Task objective
Retype all of the listing exactly, passing over any picture you find.

Recorded data
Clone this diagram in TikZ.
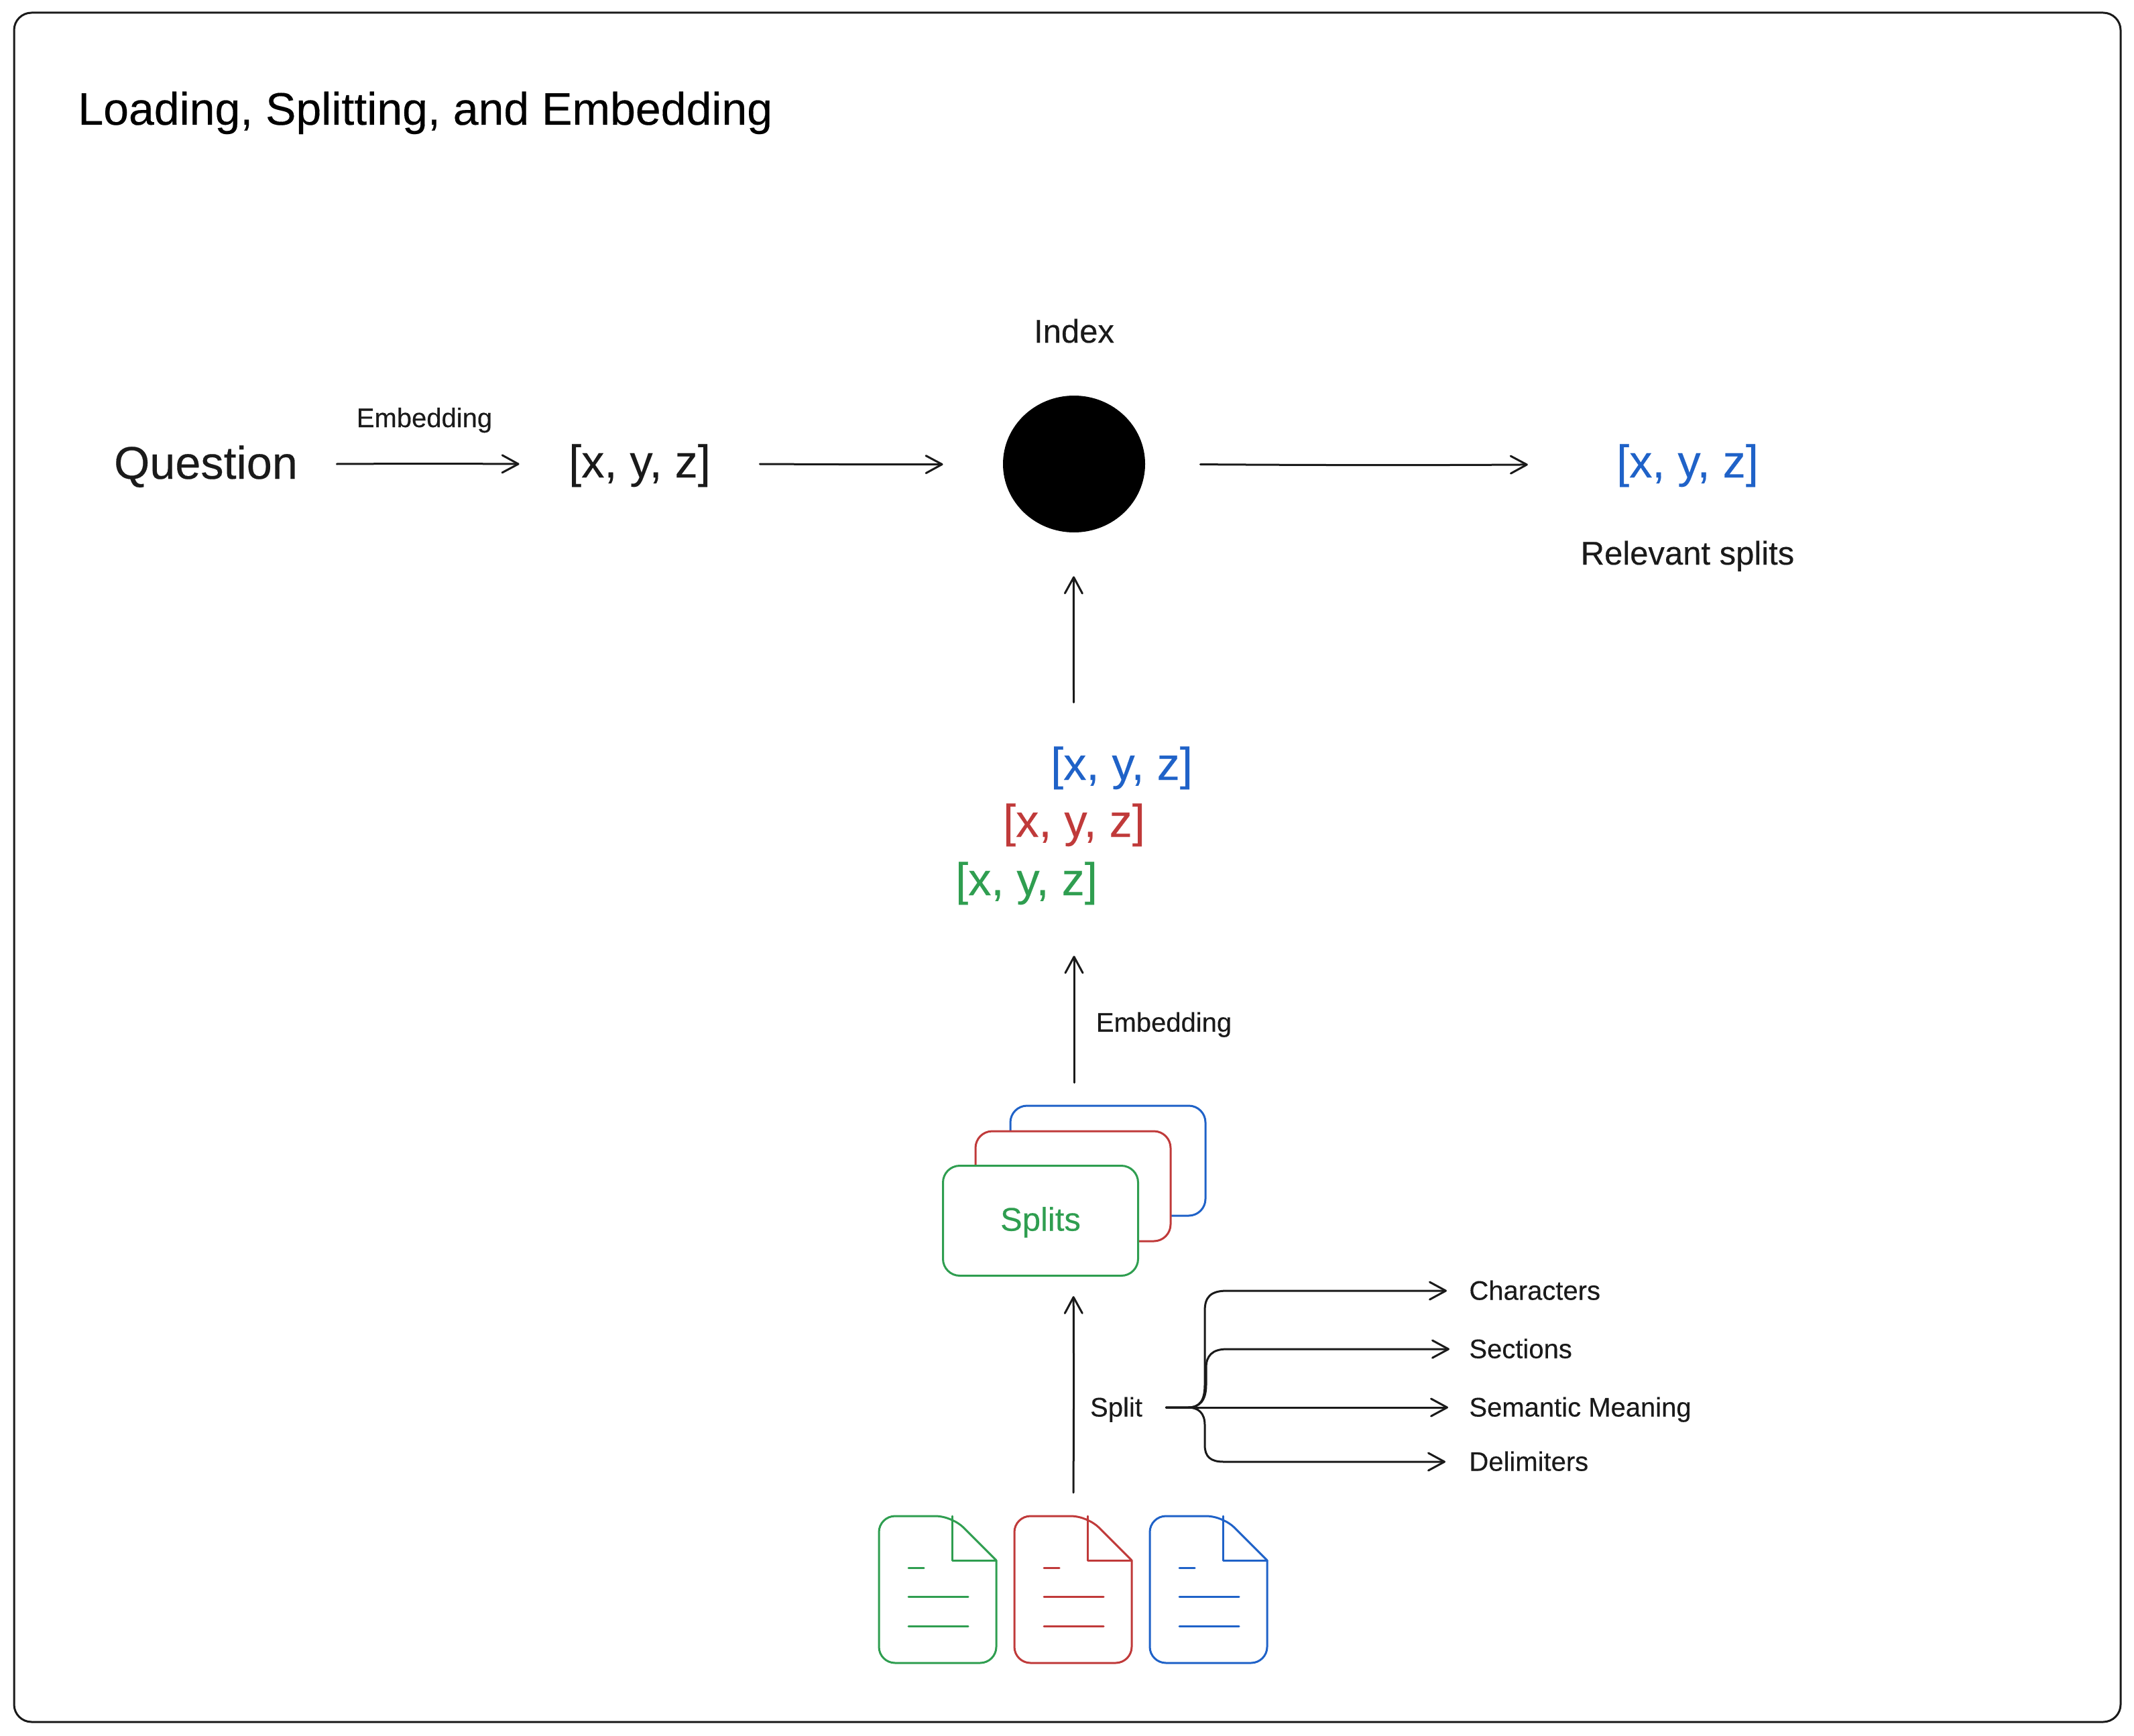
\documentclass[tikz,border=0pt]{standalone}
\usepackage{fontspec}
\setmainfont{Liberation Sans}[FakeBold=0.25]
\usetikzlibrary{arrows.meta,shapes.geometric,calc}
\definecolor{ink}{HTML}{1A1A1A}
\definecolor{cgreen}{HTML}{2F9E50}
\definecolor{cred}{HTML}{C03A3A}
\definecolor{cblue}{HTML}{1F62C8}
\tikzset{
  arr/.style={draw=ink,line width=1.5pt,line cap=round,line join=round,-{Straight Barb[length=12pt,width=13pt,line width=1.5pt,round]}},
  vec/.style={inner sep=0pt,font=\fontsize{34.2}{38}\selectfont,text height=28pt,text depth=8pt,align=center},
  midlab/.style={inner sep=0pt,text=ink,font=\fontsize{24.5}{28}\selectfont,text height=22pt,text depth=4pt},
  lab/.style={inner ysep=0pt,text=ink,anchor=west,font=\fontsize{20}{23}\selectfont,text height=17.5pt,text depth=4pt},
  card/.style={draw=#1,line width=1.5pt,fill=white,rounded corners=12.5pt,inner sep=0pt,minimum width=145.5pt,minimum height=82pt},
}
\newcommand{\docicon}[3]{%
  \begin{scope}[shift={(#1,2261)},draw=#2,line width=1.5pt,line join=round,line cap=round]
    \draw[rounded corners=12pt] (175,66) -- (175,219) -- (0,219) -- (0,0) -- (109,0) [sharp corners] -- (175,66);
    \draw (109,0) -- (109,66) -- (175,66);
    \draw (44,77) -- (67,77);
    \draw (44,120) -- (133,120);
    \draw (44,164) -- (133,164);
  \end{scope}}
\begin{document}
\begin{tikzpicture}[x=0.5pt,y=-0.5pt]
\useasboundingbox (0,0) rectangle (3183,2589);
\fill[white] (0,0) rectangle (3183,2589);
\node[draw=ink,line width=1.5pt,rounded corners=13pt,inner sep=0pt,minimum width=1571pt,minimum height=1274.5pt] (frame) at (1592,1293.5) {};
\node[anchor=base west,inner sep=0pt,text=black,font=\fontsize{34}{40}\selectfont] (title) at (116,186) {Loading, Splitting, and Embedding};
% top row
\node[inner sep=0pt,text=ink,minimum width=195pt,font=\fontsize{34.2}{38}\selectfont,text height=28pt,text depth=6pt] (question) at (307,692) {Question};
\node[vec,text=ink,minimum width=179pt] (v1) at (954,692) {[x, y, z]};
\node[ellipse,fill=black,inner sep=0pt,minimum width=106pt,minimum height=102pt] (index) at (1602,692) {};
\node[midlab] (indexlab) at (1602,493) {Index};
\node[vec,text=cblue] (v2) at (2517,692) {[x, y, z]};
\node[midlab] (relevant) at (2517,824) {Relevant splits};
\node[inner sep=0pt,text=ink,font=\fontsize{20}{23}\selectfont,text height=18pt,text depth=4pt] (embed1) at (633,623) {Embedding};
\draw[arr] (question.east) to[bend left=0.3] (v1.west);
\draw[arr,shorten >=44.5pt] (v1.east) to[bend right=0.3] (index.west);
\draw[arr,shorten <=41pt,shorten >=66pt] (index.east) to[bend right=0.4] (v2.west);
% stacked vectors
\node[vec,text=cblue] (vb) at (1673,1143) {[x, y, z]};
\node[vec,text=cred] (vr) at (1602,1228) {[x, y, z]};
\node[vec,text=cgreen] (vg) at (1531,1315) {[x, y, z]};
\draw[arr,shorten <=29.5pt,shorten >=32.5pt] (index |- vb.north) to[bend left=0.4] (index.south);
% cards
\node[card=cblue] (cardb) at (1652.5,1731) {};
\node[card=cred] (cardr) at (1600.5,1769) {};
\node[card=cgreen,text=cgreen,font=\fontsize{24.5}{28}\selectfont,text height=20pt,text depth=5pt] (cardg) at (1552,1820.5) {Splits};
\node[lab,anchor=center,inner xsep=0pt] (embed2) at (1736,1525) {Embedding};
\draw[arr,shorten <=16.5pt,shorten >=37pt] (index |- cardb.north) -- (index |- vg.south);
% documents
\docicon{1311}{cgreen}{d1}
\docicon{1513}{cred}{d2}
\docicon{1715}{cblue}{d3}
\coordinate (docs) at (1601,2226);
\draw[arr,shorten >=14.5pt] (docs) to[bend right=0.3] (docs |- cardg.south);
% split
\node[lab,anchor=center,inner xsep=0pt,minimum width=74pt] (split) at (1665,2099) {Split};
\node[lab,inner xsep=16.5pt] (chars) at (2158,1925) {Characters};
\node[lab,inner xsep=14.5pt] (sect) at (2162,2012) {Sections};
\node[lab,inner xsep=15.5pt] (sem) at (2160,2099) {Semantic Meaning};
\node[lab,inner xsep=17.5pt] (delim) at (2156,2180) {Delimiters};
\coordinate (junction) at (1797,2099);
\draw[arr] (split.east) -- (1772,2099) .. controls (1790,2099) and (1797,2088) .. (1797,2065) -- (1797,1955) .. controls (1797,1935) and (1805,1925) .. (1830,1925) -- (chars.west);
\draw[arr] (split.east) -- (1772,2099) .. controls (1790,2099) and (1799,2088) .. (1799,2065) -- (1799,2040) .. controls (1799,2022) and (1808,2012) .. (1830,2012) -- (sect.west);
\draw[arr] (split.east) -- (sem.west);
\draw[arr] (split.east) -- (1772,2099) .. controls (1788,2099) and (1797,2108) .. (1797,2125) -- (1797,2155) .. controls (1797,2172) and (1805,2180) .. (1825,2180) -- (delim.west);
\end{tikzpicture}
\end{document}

Completed task
Clone this diagram in TikZ.
\documentclass[tikz,border=0pt]{standalone}
\usepackage{fontspec}
\setmainfont{Liberation Sans}[FakeBold=0.25]
\usetikzlibrary{arrows.meta,shapes.geometric,calc}
\definecolor{ink}{HTML}{1A1A1A}
\definecolor{cgreen}{HTML}{2F9E50}
\definecolor{cred}{HTML}{C03A3A}
\definecolor{cblue}{HTML}{1F62C8}
\tikzset{
  arr/.style={draw=ink,line width=1.5pt,line cap=round,line join=round,-{Straight Barb[length=12pt,width=13pt,line width=1.5pt,round]}},
  vec/.style={inner sep=0pt,font=\fontsize{34.2}{38}\selectfont,text height=28pt,text depth=8pt,align=center},
  midlab/.style={inner sep=0pt,text=ink,font=\fontsize{24.5}{28}\selectfont,text height=22pt,text depth=4pt},
  lab/.style={inner ysep=0pt,text=ink,anchor=west,font=\fontsize{20}{23}\selectfont,text height=17.5pt,text depth=4pt},
  card/.style={draw=#1,line width=1.5pt,fill=white,rounded corners=12.5pt,inner sep=0pt,minimum width=145.5pt,minimum height=82pt},
}
\newcommand{\docicon}[3]{%
  \begin{scope}[shift={(#1,2261)},draw=#2,line width=1.5pt,line join=round,line cap=round]
    \draw[rounded corners=12pt] (175,66) -- (175,219) -- (0,219) -- (0,0) -- (109,0) [sharp corners] -- (175,66);
    \draw (109,0) -- (109,66) -- (175,66);
    \draw (44,77) -- (67,77);
    \draw (44,120) -- (133,120);
    \draw (44,164) -- (133,164);
  \end{scope}}
\begin{document}
\begin{tikzpicture}[x=0.5pt,y=-0.5pt]
\useasboundingbox (0,0) rectangle (3183,2589);
\fill[white] (0,0) rectangle (3183,2589);
\node[draw=ink,line width=1.5pt,rounded corners=13pt,inner sep=0pt,minimum width=1571pt,minimum height=1274.5pt] (frame) at (1592,1293.5) {};
\node[anchor=base west,inner sep=0pt,text=black,font=\fontsize{34}{40}\selectfont] (title) at (116,186) {Loading, Splitting, and Embedding};
% top row
\node[inner sep=0pt,text=ink,minimum width=195pt,font=\fontsize{34.2}{38}\selectfont,text height=28pt,text depth=6pt] (question) at (307,692) {Question};
\node[vec,text=ink,minimum width=179pt] (v1) at (954,692) {[x, y, z]};
\node[ellipse,fill=black,inner sep=0pt,minimum width=106pt,minimum height=102pt] (index) at (1602,692) {};
\node[midlab] (indexlab) at (1602,493) {Index};
\node[vec,text=cblue] (v2) at (2517,692) {[x, y, z]};
\node[midlab] (relevant) at (2517,824) {Relevant splits};
\node[inner sep=0pt,text=ink,font=\fontsize{20}{23}\selectfont,text height=18pt,text depth=4pt] (embed1) at (633,623) {Embedding};
\draw[arr] (question.east) to[bend left=0.3] (v1.west);
\draw[arr,shorten >=44.5pt] (v1.east) to[bend right=0.3] (index.west);
\draw[arr,shorten <=41pt,shorten >=66pt] (index.east) to[bend right=0.4] (v2.west);
% stacked vectors
\node[vec,text=cblue] (vb) at (1673,1143) {[x, y, z]};
\node[vec,text=cred] (vr) at (1602,1228) {[x, y, z]};
\node[vec,text=cgreen] (vg) at (1531,1315) {[x, y, z]};
\draw[arr,shorten <=29.5pt,shorten >=32.5pt] (index |- vb.north) to[bend left=0.4] (index.south);
% cards
\node[card=cblue] (cardb) at (1652.5,1731) {};
\node[card=cred] (cardr) at (1600.5,1769) {};
\node[card=cgreen,text=cgreen,font=\fontsize{24.5}{28}\selectfont,text height=20pt,text depth=5pt] (cardg) at (1552,1820.5) {Splits};
\node[lab,anchor=center,inner xsep=0pt] (embed2) at (1736,1525) {Embedding};
\draw[arr,shorten <=16.5pt,shorten >=37pt] (index |- cardb.north) -- (index |- vg.south);
% documents
\docicon{1311}{cgreen}{d1}
\docicon{1513}{cred}{d2}
\docicon{1715}{cblue}{d3}
\coordinate (docs) at (1601,2226);
\draw[arr,shorten >=14.5pt] (docs) to[bend right=0.3] (docs |- cardg.south);
% split
\node[lab,anchor=center,inner xsep=0pt,minimum width=74pt] (split) at (1665,2099) {Split};
\node[lab,inner xsep=16.5pt] (chars) at (2158,1925) {Characters};
\node[lab,inner xsep=14.5pt] (sect) at (2162,2012) {Sections};
\node[lab,inner xsep=15.5pt] (sem) at (2160,2099) {Semantic Meaning};
\node[lab,inner xsep=17.5pt] (delim) at (2156,2180) {Delimiters};
\coordinate (junction) at (1797,2099);
\draw[arr] (split.east) -- (1772,2099) .. controls (1790,2099) and (1797,2088) .. (1797,2065) -- (1797,1955) .. controls (1797,1935) and (1805,1925) .. (1830,1925) -- (chars.west);
\draw[arr] (split.east) -- (1772,2099) .. controls (1790,2099) and (1799,2088) .. (1799,2065) -- (1799,2040) .. controls (1799,2022) and (1808,2012) .. (1830,2012) -- (sect.west);
\draw[arr] (split.east) -- (sem.west);
\draw[arr] (split.east) -- (1772,2099) .. controls (1788,2099) and (1797,2108) .. (1797,2125) -- (1797,2155) .. controls (1797,2172) and (1805,2180) .. (1825,2180) -- (delim.west);
\end{tikzpicture}
\end{document}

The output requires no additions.